The iniquity of the fathers is visited on the children to the third and fourth generation. Fathers, this verse is addressed to us. Scripture says the husband is the head of the wife as Christ is the head of the church (Ephesians 5:23), and headship is not a throne. It is a post. The man is the watchman of his house, and what the watchman tolerates in himself, he trains into his children without saying a word. Your private sin is not private. It is curriculum. Abraham never sat Isaac down to teach him to lie about his wife, but the fear that ruled the father found a home in the son.

But the same verse that warns us also shows us the assignment, because if iniquity can travel down the line, so can steadfast love. Job understood this. Scripture says he rose early in the morning and offered sacrifices for each of his children, saying, "It may be that my children have sinned," and that "Job did continually" (Job 1:5, ESV). Continually. Not once a year. A father is supposed to be standing over his family in prayer before the enemy ever gets near them. If you are the head of your home, the pattern either stops at you or it passes through you. There is no third option.
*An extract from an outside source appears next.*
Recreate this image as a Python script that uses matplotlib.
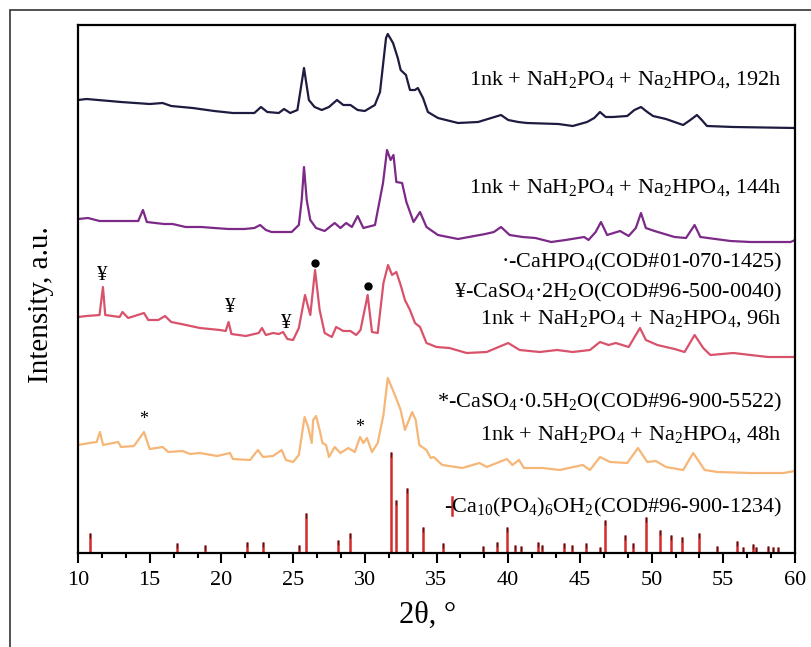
import matplotlib
matplotlib.use("Agg")
import matplotlib.pyplot as plt
from matplotlib.ticker import MultipleLocator
from matplotlib.patches import Rectangle
import numpy as np

plt.rcParams['font.family'] = ['Liberation Serif', 'DejaVu Serif']
plt.rcParams['mathtext.fontset'] = 'custom'
plt.rcParams['mathtext.rm'] = 'Liberation Serif'
plt.rcParams['mathtext.it'] = 'Liberation Serif:italic'
plt.rcParams['mathtext.bf'] = 'Liberation Serif:bold'

# ---- data (2theta, intensity a.u.) ----
tt_192 = [10.0, 10.6, 13.0, 15.0, 15.9, 16.5, 18.0, 19.5, 20.8, 22.3, 22.76, 23.2, 24.0, 24.37, 24.8, 25.3,
          25.76, 26.1, 26.5, 27.0, 27.5, 28.06, 28.5, 29.0, 29.5, 30.0, 30.7, 31.06, 31.27, 31.48, 31.6,
          31.97, 32.3, 32.5, 32.87, 33.15, 33.5, 33.7, 34.06, 34.4, 35.1, 36.5, 37.9, 39.5, 40.0, 40.7,
          41.3, 43.5, 44.5, 45.5, 46.0, 46.4, 46.8, 47.3, 48.3, 48.8, 49.26, 49.7, 50.1, 51.0, 52.2, 52.7,
          53.16, 53.5, 53.86, 55.7, 60.0]
I_192 = [33, 34, 31, 29, 30, 27, 25, 22, 20, 20, 26, 21, 20, 24, 20, 23,
         65, 33, 26, 23, 26, 33, 28, 28, 23, 22, 28, 41, 68, 95, 99,
         90, 75, 63, 58, 43, 43, 45, 35, 21, 15, 10, 11, 18, 13, 11,
         10, 9, 7, 11, 15, 21, 16, 16, 17, 23, 26, 21, 17, 14, 8, 13,
         18, 13, 7, 6, 5]

tt_144 = [10.0, 10.7, 11.5, 13.0, 14.2, 14.53, 14.8, 16.0, 16.6, 17.5, 18.6, 19.5, 20.5, 21.6, 22.3, 22.7,
          23.1, 23.5, 24.9, 25.4, 25.6, 25.76, 25.95, 26.2, 26.6, 27.2, 27.9, 28.3, 28.7, 29.1, 29.5, 29.9,
          30.71, 31.27, 31.55, 31.8, 32.0, 32.2, 32.6, 32.9, 33.4, 33.85, 34.3, 35.1, 36.5, 38.4, 39.0,
          39.5, 40.1, 41.0, 41.9, 43.0, 44.0, 45.3, 45.6, 46.1, 46.47, 46.9, 47.8, 48.4, 48.9, 49.26, 49.6,
          50.2, 51.6, 52.4, 53.0, 53.4, 55.5, 56.9, 59.7, 60.0]
I_144 = [29, 30, 27, 27, 27, 38, 26, 24, 24, 21, 21, 20, 19, 19, 20, 23,
         18, 16, 16, 23, 48, 81, 48, 28, 20, 17, 25, 20, 25, 21, 32, 20,
         23, 65, 98, 88, 93, 66, 65, 46, 26, 36, 21, 13, 9, 14, 16,
         21, 13, 11, 10, 6, 8, 11, 8, 16, 26, 13, 17, 12, 20, 35, 20,
         17, 11, 10, 23, 11, 7, 6, 6, 8]

tt_96 = [10.0, 10.6, 11.5, 11.74, 11.9, 12.9, 13.1, 13.5, 14.6, 14.9, 15.6, 16.07, 16.5, 17.2, 18.5, 19.9,
         20.3, 20.5, 20.7, 21.7, 22.6, 22.83, 23.1, 23.6, 24.0, 24.3, 24.6, 25.0, 25.4, 25.83, 26.2, 26.53,
         26.85, 27.2, 27.7, 28.0, 28.5, 29.0, 29.4, 29.7, 30.2, 30.5, 30.9, 31.3, 31.62, 31.9, 32.2, 32.5,
         32.8, 33.15, 33.5, 33.85, 34.3, 35.0, 35.9, 37.1, 38.5, 40.0, 40.8, 42.2, 43.4, 44.5, 45.7, 46.4,
         47.0, 47.5, 48.4, 49.19, 49.6, 50.4, 51.6, 52.3, 53.0, 53.6, 54.1, 55.7, 58.1, 60.0]
I_96 = [46, 47, 48, 76, 48, 46, 51, 45, 50, 43, 43, 47, 41, 39, 35, 33,
        32, 41, 29, 27, 30, 35, 28, 30, 29, 31, 24, 23, 35, 68, 48, 93,
        53, 30, 26, 36, 32, 32, 28, 33, 68, 31, 30, 80, 98, 88, 91, 78,
        63, 53, 40, 36, 20, 16, 15, 10, 11, 20, 13, 11, 13, 11, 13, 21,
        18, 20, 16, 35, 23, 18, 14, 11, 28, 15, 8, 10, 6, 6]

tt_48 = [10.0, 10.8, 11.3, 11.53, 11.75, 12.8, 13.0, 13.9, 14.6, 15.0, 15.9, 16.3, 17.3, 17.8, 18.5, 19.7,
         20.6, 20.8, 22.0, 22.55, 22.9, 23.6, 24.2, 24.5, 25.0, 25.4, 25.8, 26.05, 26.3, 26.4, 26.6, 26.85,
         27.05, 27.3, 27.5, 27.9, 28.3, 28.85, 29.3, 29.67, 29.9, 30.15, 30.5, 30.9, 31.3, 31.6, 32.1,
         32.5, 32.8, 33.3, 33.55, 33.8, 34.3, 34.6, 34.8, 35.4, 36.8, 38.0, 38.5, 39.9, 40.3, 40.75, 41.1,
         42.4, 43.6, 45.2, 45.7, 46.4, 47.1, 48.3, 49.05, 49.7, 50.3, 51.0, 52.2, 52.9, 53.7, 54.6, 56.9,
         59.2, 60.0]
I_48 = [33, 35, 36, 46, 33, 36, 31, 32, 46, 29, 31, 26, 27, 24, 25, 22,
        25, 19, 18, 28, 21, 22, 28, 18, 16, 23, 61, 51, 35, 58, 62, 48,
        35, 33, 21, 31, 25, 30, 26, 41, 35, 40, 26, 35, 63, 100, 83,
        68, 48, 66, 58, 33, 28, 20, 21, 13, 10, 15, 11, 19, 13, 18, 10,
        10, 8, 13, 8, 21, 16, 15, 30, 16, 17, 11, 8, 25, 8, 6, 5,
        5, 7]

# reference pattern Ca10(PO4)6(OH)2
ref_tt = [10.84, 16.9, 18.86, 21.8, 22.9, 25.4, 25.9, 28.13, 28.96, 31.83, 32.2, 32.94, 34.06, 35.45,
          38.24, 39.2, 39.9, 40.47, 40.9, 42.08, 42.37, 43.9, 44.45, 45.42, 46.4, 46.75, 48.14, 48.7,
          49.6, 50.6, 51.35, 52.1, 53.3, 54.56, 55.95, 56.4, 57.07, 57.3, 58.1, 58.47, 58.8]
ref_I = [20, 10, 8, 11, 11, 8, 40, 13, 20, 101, 53, 65, 26, 10,
         7, 11, 26, 8, 7, 11, 8, 10, 8, 10, 6, 33, 18, 10,
         36, 23, 18, 16, 20, 7, 12, 6, 9, 6, 7, 6, 6]

labels = ["1nk + NaH$_2$PO$_4$ + Na$_2$HPO$_4$, 192h",
          "1nk + NaH$_2$PO$_4$ + Na$_2$HPO$_4$, 144h",
          "1nk + NaH$_2$PO$_4$ + Na$_2$HPO$_4$, 96h",
          "1nk + NaH$_2$PO$_4$ + Na$_2$HPO$_4$, 48h"]
phase_labels = ["·-CaHPO$_4$(COD#01-070-1425)",
                "¥-CaSO$_4$·2H$_2$O(COD#96-500-0040)",
                "*-CaSO$_4$·0.5H$_2$O(COD#96-900-5522)",
                "-Ca$_{10}$(PO$_4$)$_6$OH$_2$(COD#96-900-1234)"]

# phase markers on curves: (2theta, height)
yen_tt = [11.67, 20.6, 24.5]
yen_y = [277, 246, 230]
dot_tt = [26.53, 30.2]
dot_y = [290, 267]
star_tt = [14.6, 29.67]
star_y = [133, 125]

# ---- layout ----
offsets = [420, 305, 190, 75]
colors = ['#1d1b40', '#7b2a87', '#d9526b', '#f6b677']
W, H = 811, 647
fig = plt.figure(figsize=(W/100, H/100), dpi=100)
ax = fig.add_axes([78/W, 1-553/H, (795-78)/W, (553-25)/H])

series = [(tt_192, I_192), (tt_144, I_144), (tt_96, I_96), (tt_48, I_48)]
for (tt, I), off, c in zip(series, offsets, colors):
    ax.plot(tt, np.array(I) + off, color=c, lw=1.6, solid_joinstyle='round')

# stick pattern
ref_I_arr = np.array(ref_I)
ax.vlines(ref_tt, 0, ref_I_arr, color='#d42a2a', lw=1.8)
ax.vlines(ref_tt, np.maximum(ref_I_arr - 5, 0), ref_I_arr, color='#3a2020', lw=0.9)

ax.set_xlim(10, 60)
ax.set_ylim(0, 528)
ax.set_yticks([])
ax.xaxis.set_major_locator(MultipleLocator(5))
ax.xaxis.set_minor_locator(MultipleLocator(5/3))
ax.tick_params(axis='x', which='major', direction='out', length=7, width=1.5, labelsize=16, pad=6)
ax.tick_params(axis='x', which='minor', direction='out', length=3.5, width=1.5)
for s in ax.spines.values():
    s.set_linewidth(1.6)

ax.set_xlabel("2θ, °", fontsize=22)
ax.xaxis.set_label_coords(0.488, -0.09)
ax.set_ylabel("Intensity, a.u.", fontsize=21)
ax.yaxis.set_label_coords(-0.034, 0.47)

xr = 59.1
fs = 16
ax.text(xr, 468, labels[0], ha='right', va='baseline', fontsize=fs)
ax.text(xr, 360, labels[1], ha='right', va='baseline', fontsize=fs)
ax.text(xr, 286, phase_labels[0], ha='right', va='baseline', fontsize=fs)
ax.text(xr, 256, phase_labels[1], ha='right', va='baseline', fontsize=fs)
ax.text(xr, 229, labels[2], ha='right', va='baseline', fontsize=fs)
ax.text(xr, 146, phase_labels[2], ha='right', va='baseline', fontsize=fs)
ax.text(xr, 113, labels[3], ha='right', va='baseline', fontsize=fs)
ax.text(xr, 41, phase_labels[3], ha='right', va='baseline', fontsize=fs)
ax.plot([36.1, 36.1], [38, 56], color='#d42a2a', lw=1.8)

for x, y in zip(yen_tt, yen_y):
    ax.text(x, y, "¥", ha='center', va='center', fontsize=15)
ax.plot(dot_tt, dot_y, 'o', color='black', ms=5)
for x, y in zip(star_tt, star_y):
    ax.text(x, y, "*", ha='center', va='center', fontsize=13)

# outer frame
fig.add_artist(Rectangle((10/W, -0.5), 2, 0.5 + 1 - 10/H, transform=fig.transFigure,
                         fill=False, edgecolor='#333333', lw=1.2))

fig.savefig("out.png", dpi=100)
3. The Curse Is Real, but It Is Not Your Sentence

Now, someone reading this is carrying a heavy question: am I doomed to become my father? Ezekiel answers it. "The son shall not suffer for the iniquity of the father" (Ezekiel 18:20, ESV). You do not bear your father's guilt, and his sin is not your destiny. What travels down the line is the pattern, the pull, the familiar door standing open. What does not travel down the line is the verdict. Isaac repeated the sin, but Isaac was not beyond redemption, and neither are you. The curse is a pressure, not a prophecy.

4. Breaking It Takes More Than One Prayer

Let me be direct about how this actually breaks, because there is a version of this teaching that treats a generational curse like a light switch. One prayer, poof, gone. I do not find that in Scripture, nor do I find it in the long walk.

Breaking an inherited pattern begins with awareness. You cannot fight what you will not name. Isaac's danger was that the sin felt natural to him; family patterns always do. So you become conscious of it. You study your own line the way you would study anything you were serious about, and you say out loud, "This fear, this temper, this bottle, this lie has been in my family, and it stops with me."

Then it takes sustained, specific prayer, not one sentence at an altar. It often takes fasting, because some strongholds only loosen when the flesh is brought low before God. "Yet even now," declares the LORD, "return to me with all your heart, with fasting, with weeping, and with mourning" (Joel 2:12, ESV). And it takes effort, daily and unglamorous, choosing the opposite of the pattern when the pattern feels like home.

Hear me. Your effort does not break the curse on its own. You cannot muscle your way out of what runs in your blood. But when you bring the awareness, the prayer, the fasting, and the obedience, the Lord meets you the rest of the way, and what He breaks stays broken. "Christ redeemed us from the curse of the law by becoming a curse for us" (Galatians 3:13, ESV). The blood that broke the curse has already been shed. Your part is to stand in it, deliberately, until the old pattern loses its grip on your house.

The Call to Action

This week, do three things. First, name the pattern. Ask the Lord to reveal what has been traveling down your family line, and write it where you will see it. Second, pray over it every day by name, and consider setting aside a fast to bring it before God with your whole heart. Third, fathers, take your post. Pray out loud over your wife and children this week, as Job did, continually. The pattern that found Isaac in Gerar is looking for your children, too. Let it find you standing in the way.